Constrained Ensemble Exploration for Unsupervised Skill Discovery

Authors: Chenjia Bai, Rushuai Yang, Qiaosheng Zhang, Kang Xu, Yi Chen, Ting Xiao, Xuelong Li

ICML 2024 | Conference PDF | Archive PDF | Plain Text | LLM Run Details

Reproducibility Variable Result LLM Response
Research Type Experimental Based on extensive experiments on several challenging tasks, we find our method learns well-explored ensemble skills and achieves superior performance in various downstream tasks compared to previous methods. In this section, we compare the performance of unsupervised RL methods in challenging URLB tasks (Laskin et al., 2021). We also conduct experiments in a maze to illustrate the learned skills in a continuous 2D space. We finally conduct visualizations and ablation studies of our method.
Researcher Affiliation Collaboration 1Shanghai Artificial Intelligence Laboratory 2Shenzhen Research Institute of Northwestern Polytechnical University 3Hong Kong University of Science and Technology 4Tencent 5East China University of Science and Technology 6The Institute of Artificial Intelligence (Tele AI), China Telecom.
Pseudocode Yes We give algorithmic descriptions of the pretraining and finetuning stages in Algorithm 1 and Algorithm 2, respectively. (Algorithm 1: Unsupervised Pretraining of CeSD, Algorithm 2: Downstream Finetuning of CeSD)
Open Source Code Yes The open-sourced code is available at https://github.com/Baichenjia/CeSD.
Open Datasets Yes We evaluate CeSD in the URLB benchmark (Laskin et al., 2021).

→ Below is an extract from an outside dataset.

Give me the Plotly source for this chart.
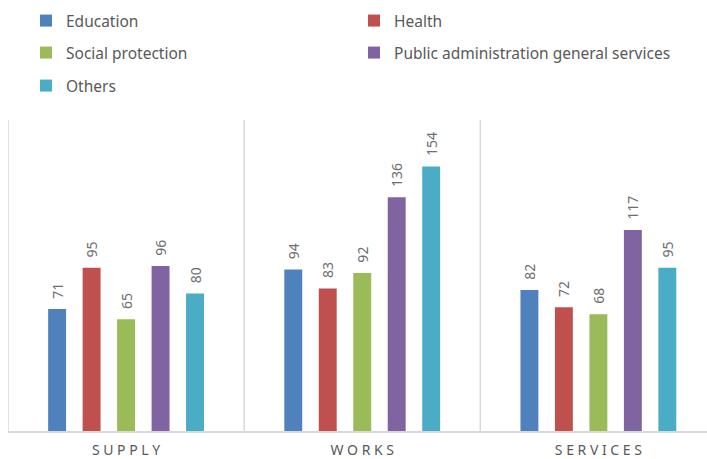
import plotly.graph_objects as go

categories = ["SUPPLY", "WORKS", "SERVICES"]
tick_labels = ["S U P P L Y", "W O R K S", "S E R V I C E S"]

series_names = [
    "Education",
    "Health",
    "Social protection",
    "Public administration general services",
    "Others",
]
education = [71, 94, 82]
health = [95, 83, 72]
social_protection = [65, 92, 68]
public_admin = [96, 136, 117]
others = [80, 154, 95]

series_values = [education, health, social_protection, public_admin, others]
colors = ["#4F81BD", "#C0504D", "#9BBB59", "#8064A2", "#4BACC6"]
legend_ids = ["legend", "legend", "legend2", "legend2", "legend3"]

gray = "#6f6f6f"
font_family = "Noto Sans"

fig = go.Figure()
for name, vals, col, lg in zip(series_names, series_values, colors, legend_ids):
    fig.add_trace(
        go.Bar(
            x=categories,
            y=vals,
            name=name,
            marker=dict(color=col, line=dict(width=0)),
            texttemplate="\u00a0\u00a0%{y}",
            textposition="outside",
            textangle=-90,
            constraintext="none",
            textfont=dict(size=14, color=gray, family=font_family),
            cliponaxis=False,
            legend=lg,
        )
    )

# category separators
for xb in [-0.5, 0.5, 1.5]:
    fig.add_shape(
        type="line", xref="x", yref="paper", x0=xb, x1=xb, y0=0, y1=1,
        line=dict(color="#d9d9d9", width=1.5), layer="below",
    )

legend_common = dict(
    orientation="h",
    xref="container",
    yref="container",
    x=26 / 707,
    xanchor="left",
    yanchor="middle",
    entrywidth=283,
    entrywidthmode="pixels",
    font=dict(size=15.5, color="#595959", family=font_family),
    bgcolor="rgba(0,0,0,0)",
    itemwidth=30,
)

fig.update_layout(
    width=707,
    height=459,
    margin=dict(l=8, r=0, t=120, b=25),
    paper_bgcolor="white",
    plot_bgcolor="white",
    barmode="group",
    bargap=0.27,
    bargroupgap=0.48,
    showlegend=True,
    legend=dict(legend_common, y=1 - 21 / 459),
    legend2=dict(legend_common, y=1 - 53 / 459),
    legend3=dict(legend_common, y=1 - 86 / 459),
    xaxis=dict(
        type="category",
        range=[-0.5, 2.46],
        tickvals=categories,
        ticktext=tick_labels,
        tickfont=dict(size=14, color="#595959", family=font_family),
        ticklabelstandoff=5,
        showgrid=False,
        showline=True,
        linecolor="#d9d9d9",
        linewidth=1.5,
        ticks="",
    ),
    yaxis=dict(
        range=[0, 181],
        visible=False,
        showgrid=False,
        zeroline=False,
    ),
)

fig.write_html("out.html")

There are three domains (i.e., Walker, Quadruped, and Jaco), and each domain has four different downstream tasks. The environment is based on DMC (Tassa et al., 2018).
Dataset Splits No The paper specifies training steps (2M steps pre-training, 100K steps fine-tuning) and uses a mini-batch size of 1024, but it does not explicitly describe dataset splits for training, validation, or testing using percentages, sample counts, or references to predefined splits.
Hardware Specification No The paper mentions, "pretraining one seed of CeSD for 2M steps takes about 11 hours while fine-tuning downstream tasks for 100k steps takes about 20 minutes with a single 4090 GPU" as an example. However, it does not provide comprehensive or specific hardware specifications (e.g., CPU, memory, number of GPUs used for all experiments, cloud computing instance types) for running all experiments.
Software Dependencies No Table 1 lists hyperparameters for the Adam optimizer and agent update frequency, but the paper does not specify version numbers for core software components such as Python, PyTorch, TensorFlow, or CUDA libraries, which are essential for reproducibility.
Experiment Setup Yes In the unsupervised training stage, each method is trained for 2M steps with its intrinsic reward. Then we randomly sample a skill as the policy condition and fine-tune the policy for 100K steps in each downstream task for fast adaptation. We run 10 random seeds for each baseline... Table 1 summarizes the hyperparameters of our method and the basic DDPG algorithm for all methods, including replay buffer capacity (10^6), mini-batch size (1024), discount (0.99), and learning rate (10^-4).